___ INFORMATION PROVIDED ___
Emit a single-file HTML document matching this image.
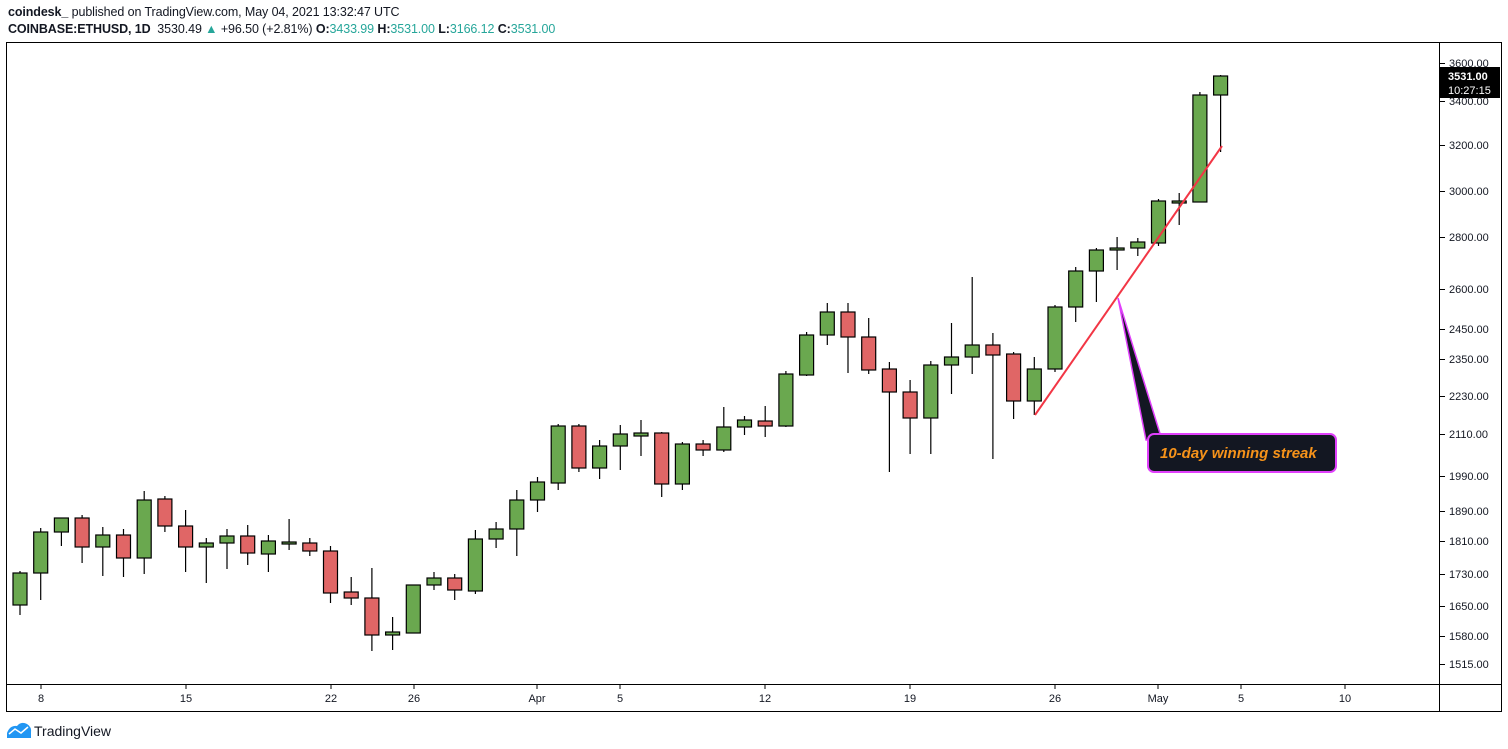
<!DOCTYPE html>
<html><head><meta charset="utf-8"><style>
body{margin:0;background:#fff;width:1508px;height:749px;overflow:hidden;font-family:"Liberation Sans",sans-serif}
.h1{position:absolute;left:8px;top:5px;font-size:12.5px;letter-spacing:-0.1px;color:#131722}
.h2{position:absolute;left:8px;top:22px;font-size:12.5px;letter-spacing:-0.1px;color:#131722}
.t{color:#26a69a}
</style></head><body>
<div class="h1"><b>coindesk_</b> published on TradingView.com, May 04, 2021 13:32:47 UTC</div>
<div class="h2"><b>COINBASE:ETHUSD, 1D</b>&nbsp; 3530.49 <span class="t">▲</span> +96.50 (+2.81%) <b>O:</b><span class="t">3433.99</span> <b>H:</b><span class="t">3531.00</span> <b>L:</b><span class="t">3166.12</span> <b>C:</b><span class="t">3531.00</span></div>
<svg width="1508" height="749" style="position:absolute;left:0;top:0" font-family="Liberation Sans, sans-serif">
<rect x="6.5" y="42.5" width="1495" height="669" fill="none" stroke="#000"/>
<line x1="6" y1="684.5" x2="1502" y2="684.5" stroke="#000"/>
<line x1="1439.5" y1="42" x2="1439.5" y2="712" stroke="#000"/>
<g id="c" stroke="#000" stroke-width="1.2"></g>
<g font-size="11" fill="#131722" id="yl"></g>
<g font-size="11" fill="#131722" id="xl" text-anchor="middle"></g>
<line x1="1035" y1="415" x2="1222" y2="146" stroke="#f23645" stroke-width="2"/>
<polygon points="1118,298 1146,440 1162,440" fill="#131722" stroke="#e040fb" stroke-width="1.5"/>
<rect x="1148" y="434" width="188" height="38" rx="6" fill="#131722" stroke="#e040fb" stroke-width="2"/>
<text x="1160" y="458" font-size="15" font-weight="bold" font-style="italic" fill="#f7931a">10-day winning streak</text>
<rect x="1440" y="67" width="60" height="31" fill="#000"/>
<text x="1448" y="80" font-size="11" font-weight="bold" fill="#fff">3531.00</text>
<text x="1448" y="94" font-size="11" fill="#fff">10:27:15</text>
<path d="M7 738 L7 733 Q10 725 17 726 Q21 721 27 724 Q32 727 31 733 L31 738 Z" fill="#2196f3"/>
<polyline points="9,734 15,729 21,733 28,727" fill="none" stroke="#fff" stroke-width="1.5"/>
<text x="34" y="736" font-size="14" fill="#131722">TradingView</text>
</svg>
<script>
var d=[[573,605,571,615,1],[532,573,528,600,1],[518,532,518,546,1],[518,547,515,563,0],[535,547,527,576,1],[535,558,529,577,0],[500,558,491,574,1],[499,526,496,532,0],[526,547,510,572,0],[543,547,538,583,1],[536,543,529,569,1],[536,553,525,565,0],[541,554,535,572,1],[542,544,519,550,1],[543,551,538,556,0],[551,593,546,603,0],[592,598,577,605,0],[598,635,568,651,0],[632,635,617,650,1],[585,633,585,633,1],[578,585,572,590,1],[578,590,574,600,0],[539,591,530,594,1],[529,539,522,548,1],[500,529,490,556,1],[482,500,477,512,1],[426,483,424,490,1],[426,468,424,472,0],[446,468,440,479,1],[434,446,425,470,1],[433,436,420,456,1],[433,484,432,497,0],[444,484,442,490,1],[444,450,440,456,0],[427,450,407,452,1],[420,427,416,435,1],[421,426,406,437,0],[374,426,371,427,1],[335,375,332,376,1],[312,335,303,345,1],[312,337,303,373,0],[337,370,318,374,0],[369,392,362,472,0],[392,418,380,454,0],[365,418,361,454,1],[357,365,323,394,1],[345,357,277,374,1],[345,355,333,459,0],[354,401,352,419,0],[369,401,357,415,1],[307,369,305,372,1],[271,307,267,322,1],[250,271,248,302,1],[248,250,237,270,1],[242,248,238,256,1],[201,243,199,246,1],[201,203,193,225,1],[95,202,92,202,1],[76,95,75,152,1]];
var ns="http://www.w3.org/2000/svg",g=document.getElementById('c');
function el(t,a,p){var e=document.createElementNS(ns,t);for(var k in a)e.setAttribute(k,a[k]);(p||g).appendChild(e);return e}
d.forEach(function(c,i){var x=20+20.7*i;el('line',{x1:x,x2:x,y1:c[2],y2:c[3]});el('rect',{x:x-7,y:c[0],width:14,height:Math.max(c[1]-c[0],2),fill:c[4]?'#6aa84f':'#e06666'});});
var yl=document.getElementById('yl');
[[3600,63],[3400,101],[3200,145],[3000,191],[2800,237],[2600,289],[2450,329],[2350,359],[2230,396],[2110,434],[1990,476],[1890,511],[1810,541],[1730,574],[1650,606],[1580,636],[1515,664]].forEach(function(p){el('line',{x1:1440,x2:1445,y1:p[1]+.5,y2:p[1]+.5,stroke:'#000'},yl);var t=el('text',{x:1449,y:p[1]+4},yl);t.textContent=p[0].toFixed(2);});
var xl=document.getElementById('xl');
[['8',41],['15',186],['22',331],['26',414],['Apr',537],['5',620],['12',765],['19',910],['26',1055],['May',1158],['5',1241],['10',1345]].forEach(function(p){el('line',{x1:p[1],x2:p[1],y1:684,y2:689,stroke:'#000'},xl);var t=el('text',{x:p[1],y:702},xl);t.textContent=p[0];});
</script>
</body></html>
___
Every line is to be duplicated exactly, though pictures stay out.

Emit a single-file HTML document matching this image.
<!DOCTYPE html>
<html><head><meta charset="utf-8"><style>
body{margin:0;background:#fff;width:1508px;height:749px;overflow:hidden;font-family:"Liberation Sans",sans-serif}
.h1{position:absolute;left:8px;top:5px;font-size:12.5px;letter-spacing:-0.1px;color:#131722}
.h2{position:absolute;left:8px;top:22px;font-size:12.5px;letter-spacing:-0.1px;color:#131722}
.t{color:#26a69a}
</style></head><body>
<div class="h1"><b>coindesk_</b> published on TradingView.com, May 04, 2021 13:32:47 UTC</div>
<div class="h2"><b>COINBASE:ETHUSD, 1D</b>&nbsp; 3530.49 <span class="t">▲</span> +96.50 (+2.81%) <b>O:</b><span class="t">3433.99</span> <b>H:</b><span class="t">3531.00</span> <b>L:</b><span class="t">3166.12</span> <b>C:</b><span class="t">3531.00</span></div>
<svg width="1508" height="749" style="position:absolute;left:0;top:0" font-family="Liberation Sans, sans-serif">
<rect x="6.5" y="42.5" width="1495" height="669" fill="none" stroke="#000"/>
<line x1="6" y1="684.5" x2="1502" y2="684.5" stroke="#000"/>
<line x1="1439.5" y1="42" x2="1439.5" y2="712" stroke="#000"/>
<g id="c" stroke="#000" stroke-width="1.2"></g>
<g font-size="11" fill="#131722" id="yl"></g>
<g font-size="11" fill="#131722" id="xl" text-anchor="middle"></g>
<line x1="1035" y1="415" x2="1222" y2="146" stroke="#f23645" stroke-width="2"/>
<polygon points="1118,298 1146,440 1162,440" fill="#131722" stroke="#e040fb" stroke-width="1.5"/>
<rect x="1148" y="434" width="188" height="38" rx="6" fill="#131722" stroke="#e040fb" stroke-width="2"/>
<text x="1160" y="458" font-size="15" font-weight="bold" font-style="italic" fill="#f7931a">10-day winning streak</text>
<rect x="1440" y="67" width="60" height="31" fill="#000"/>
<text x="1448" y="80" font-size="11" font-weight="bold" fill="#fff">3531.00</text>
<text x="1448" y="94" font-size="11" fill="#fff">10:27:15</text>
<path d="M7 738 L7 733 Q10 725 17 726 Q21 721 27 724 Q32 727 31 733 L31 738 Z" fill="#2196f3"/>
<polyline points="9,734 15,729 21,733 28,727" fill="none" stroke="#fff" stroke-width="1.5"/>
<text x="34" y="736" font-size="14" fill="#131722">TradingView</text>
</svg>
<script>
var d=[[573,605,571,615,1],[532,573,528,600,1],[518,532,518,546,1],[518,547,515,563,0],[535,547,527,576,1],[535,558,529,577,0],[500,558,491,574,1],[499,526,496,532,0],[526,547,510,572,0],[543,547,538,583,1],[536,543,529,569,1],[536,553,525,565,0],[541,554,535,572,1],[542,544,519,550,1],[543,551,538,556,0],[551,593,546,603,0],[592,598,577,605,0],[598,635,568,651,0],[632,635,617,650,1],[585,633,585,633,1],[578,585,572,590,1],[578,590,574,600,0],[539,591,530,594,1],[529,539,522,548,1],[500,529,490,556,1],[482,500,477,512,1],[426,483,424,490,1],[426,468,424,472,0],[446,468,440,479,1],[434,446,425,470,1],[433,436,420,456,1],[433,484,432,497,0],[444,484,442,490,1],[444,450,440,456,0],[427,450,407,452,1],[420,427,416,435,1],[421,426,406,437,0],[374,426,371,427,1],[335,375,332,376,1],[312,335,303,345,1],[312,337,303,373,0],[337,370,318,374,0],[369,392,362,472,0],[392,418,380,454,0],[365,418,361,454,1],[357,365,323,394,1],[345,357,277,374,1],[345,355,333,459,0],[354,401,352,419,0],[369,401,357,415,1],[307,369,305,372,1],[271,307,267,322,1],[250,271,248,302,1],[248,250,237,270,1],[242,248,238,256,1],[201,243,199,246,1],[201,203,193,225,1],[95,202,92,202,1],[76,95,75,152,1]];
var ns="http://www.w3.org/2000/svg",g=document.getElementById('c');
function el(t,a,p){var e=document.createElementNS(ns,t);for(var k in a)e.setAttribute(k,a[k]);(p||g).appendChild(e);return e}
d.forEach(function(c,i){var x=20+20.7*i;el('line',{x1:x,x2:x,y1:c[2],y2:c[3]});el('rect',{x:x-7,y:c[0],width:14,height:Math.max(c[1]-c[0],2),fill:c[4]?'#6aa84f':'#e06666'});});
var yl=document.getElementById('yl');
[[3600,63],[3400,101],[3200,145],[3000,191],[2800,237],[2600,289],[2450,329],[2350,359],[2230,396],[2110,434],[1990,476],[1890,511],[1810,541],[1730,574],[1650,606],[1580,636],[1515,664]].forEach(function(p){el('line',{x1:1440,x2:1445,y1:p[1]+.5,y2:p[1]+.5,stroke:'#000'},yl);var t=el('text',{x:1449,y:p[1]+4},yl);t.textContent=p[0].toFixed(2);});
var xl=document.getElementById('xl');
[['8',41],['15',186],['22',331],['26',414],['Apr',537],['5',620],['12',765],['19',910],['26',1055],['May',1158],['5',1241],['10',1345]].forEach(function(p){el('line',{x1:p[1],x2:p[1],y1:684,y2:689,stroke:'#000'},xl);var t=el('text',{x:p[1],y:702},xl);t.textContent=p[0];});
</script>
</body></html>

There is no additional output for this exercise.